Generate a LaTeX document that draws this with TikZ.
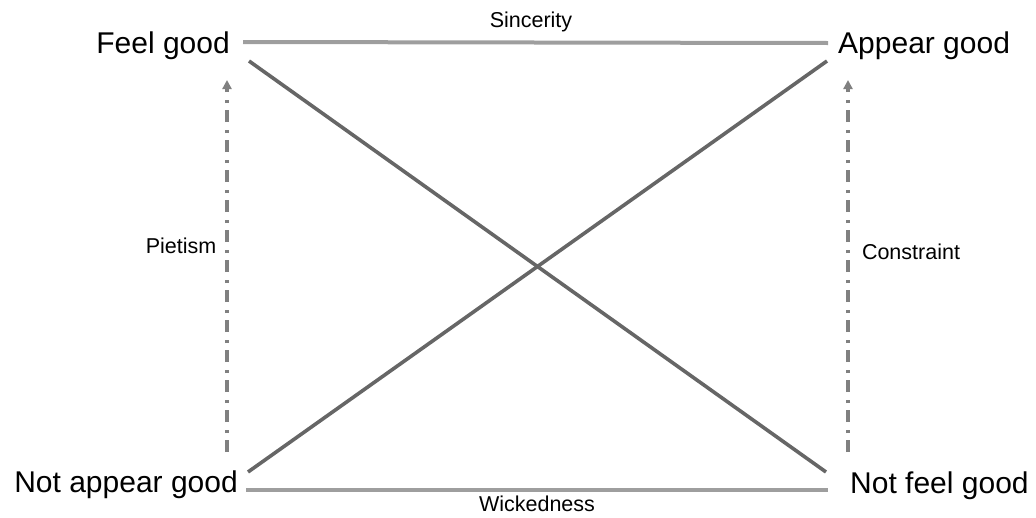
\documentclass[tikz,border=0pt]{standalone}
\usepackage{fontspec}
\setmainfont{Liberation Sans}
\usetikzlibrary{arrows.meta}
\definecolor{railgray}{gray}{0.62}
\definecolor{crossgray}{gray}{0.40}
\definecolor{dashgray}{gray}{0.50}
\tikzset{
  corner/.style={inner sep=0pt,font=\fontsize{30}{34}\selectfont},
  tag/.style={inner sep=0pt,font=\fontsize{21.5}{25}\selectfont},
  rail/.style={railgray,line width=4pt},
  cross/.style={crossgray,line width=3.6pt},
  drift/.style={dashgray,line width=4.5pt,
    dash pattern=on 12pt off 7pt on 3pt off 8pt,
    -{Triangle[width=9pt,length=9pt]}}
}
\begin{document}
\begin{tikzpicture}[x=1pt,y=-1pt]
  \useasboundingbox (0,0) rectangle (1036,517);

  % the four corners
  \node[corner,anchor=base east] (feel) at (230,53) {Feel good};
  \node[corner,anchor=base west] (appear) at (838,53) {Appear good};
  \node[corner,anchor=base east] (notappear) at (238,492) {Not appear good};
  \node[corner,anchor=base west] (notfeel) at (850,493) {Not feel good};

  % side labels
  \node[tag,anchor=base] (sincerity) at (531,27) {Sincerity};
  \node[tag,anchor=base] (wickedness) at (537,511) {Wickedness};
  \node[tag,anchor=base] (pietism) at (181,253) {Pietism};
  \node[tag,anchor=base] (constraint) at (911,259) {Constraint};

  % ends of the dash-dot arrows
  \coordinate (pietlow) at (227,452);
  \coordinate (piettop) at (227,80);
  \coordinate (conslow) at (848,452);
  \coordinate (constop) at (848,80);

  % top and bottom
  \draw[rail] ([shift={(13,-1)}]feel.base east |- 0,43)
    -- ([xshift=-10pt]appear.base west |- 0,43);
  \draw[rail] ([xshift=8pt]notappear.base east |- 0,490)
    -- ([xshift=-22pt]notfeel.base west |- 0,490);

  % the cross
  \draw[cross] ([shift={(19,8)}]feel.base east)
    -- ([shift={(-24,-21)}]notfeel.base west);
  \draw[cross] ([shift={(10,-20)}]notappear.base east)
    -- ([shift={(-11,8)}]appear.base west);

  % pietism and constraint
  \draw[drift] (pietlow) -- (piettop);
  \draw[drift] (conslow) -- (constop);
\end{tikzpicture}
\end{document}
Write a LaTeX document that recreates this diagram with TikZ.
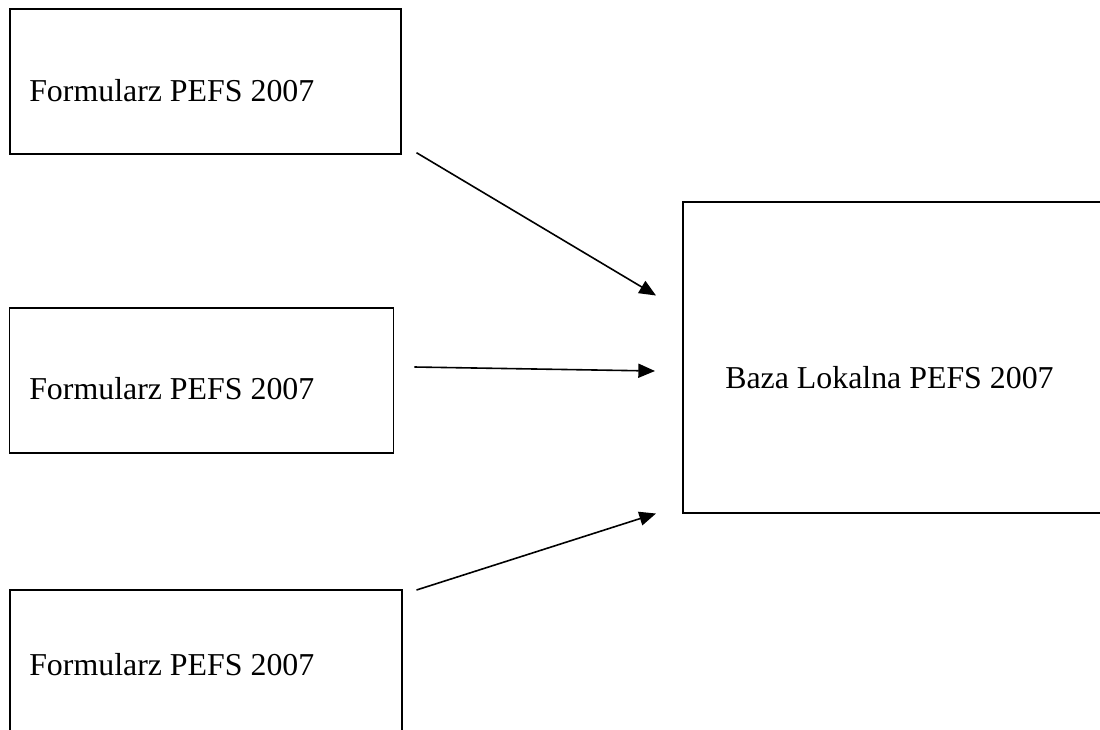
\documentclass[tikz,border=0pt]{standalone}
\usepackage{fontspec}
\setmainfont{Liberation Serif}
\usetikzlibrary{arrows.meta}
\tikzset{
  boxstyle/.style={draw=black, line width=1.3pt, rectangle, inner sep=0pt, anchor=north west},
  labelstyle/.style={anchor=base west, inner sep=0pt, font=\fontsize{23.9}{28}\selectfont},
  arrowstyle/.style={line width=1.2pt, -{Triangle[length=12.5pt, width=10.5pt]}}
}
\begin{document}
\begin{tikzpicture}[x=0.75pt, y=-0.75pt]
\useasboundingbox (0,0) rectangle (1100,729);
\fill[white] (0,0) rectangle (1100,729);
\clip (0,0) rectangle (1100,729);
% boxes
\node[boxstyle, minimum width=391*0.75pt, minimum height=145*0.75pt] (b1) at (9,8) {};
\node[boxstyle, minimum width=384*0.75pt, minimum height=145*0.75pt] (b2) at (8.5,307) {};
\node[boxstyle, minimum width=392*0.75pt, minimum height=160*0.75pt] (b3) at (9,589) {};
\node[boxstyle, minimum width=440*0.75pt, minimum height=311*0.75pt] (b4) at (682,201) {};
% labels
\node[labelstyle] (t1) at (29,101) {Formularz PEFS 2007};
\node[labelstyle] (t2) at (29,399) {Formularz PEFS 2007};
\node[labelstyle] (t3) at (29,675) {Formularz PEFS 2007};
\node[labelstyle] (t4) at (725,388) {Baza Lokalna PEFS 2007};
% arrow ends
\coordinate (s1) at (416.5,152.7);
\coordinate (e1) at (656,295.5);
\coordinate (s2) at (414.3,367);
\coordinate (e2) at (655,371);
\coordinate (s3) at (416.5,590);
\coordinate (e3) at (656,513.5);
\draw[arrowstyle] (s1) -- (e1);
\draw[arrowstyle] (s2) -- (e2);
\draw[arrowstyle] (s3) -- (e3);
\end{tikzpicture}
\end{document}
=======
■ **Written problem**:
The required output is the exact run of lines from the start of the records through the line containing "(constop) at (848,80);", both ends included, with no pictures.

■ **Finished task**:
Generate a LaTeX document that draws this with TikZ.
\documentclass[tikz,border=0pt]{standalone}
\usepackage{fontspec}
\setmainfont{Liberation Sans}
\usetikzlibrary{arrows.meta}
\definecolor{railgray}{gray}{0.62}
\definecolor{crossgray}{gray}{0.40}
\definecolor{dashgray}{gray}{0.50}
\tikzset{
  corner/.style={inner sep=0pt,font=\fontsize{30}{34}\selectfont},
  tag/.style={inner sep=0pt,font=\fontsize{21.5}{25}\selectfont},
  rail/.style={railgray,line width=4pt},
  cross/.style={crossgray,line width=3.6pt},
  drift/.style={dashgray,line width=4.5pt,
    dash pattern=on 12pt off 7pt on 3pt off 8pt,
    -{Triangle[width=9pt,length=9pt]}}
}
\begin{document}
\begin{tikzpicture}[x=1pt,y=-1pt]
  \useasboundingbox (0,0) rectangle (1036,517);

  % the four corners
  \node[corner,anchor=base east] (feel) at (230,53) {Feel good};
  \node[corner,anchor=base west] (appear) at (838,53) {Appear good};
  \node[corner,anchor=base east] (notappear) at (238,492) {Not appear good};
  \node[corner,anchor=base west] (notfeel) at (850,493) {Not feel good};

  % side labels
  \node[tag,anchor=base] (sincerity) at (531,27) {Sincerity};
  \node[tag,anchor=base] (wickedness) at (537,511) {Wickedness};
  \node[tag,anchor=base] (pietism) at (181,253) {Pietism};
  \node[tag,anchor=base] (constraint) at (911,259) {Constraint};

  % ends of the dash-dot arrows
  \coordinate (pietlow) at (227,452);
  \coordinate (piettop) at (227,80);
  \coordinate (conslow) at (848,452);
  \coordinate (constop) at (848,80);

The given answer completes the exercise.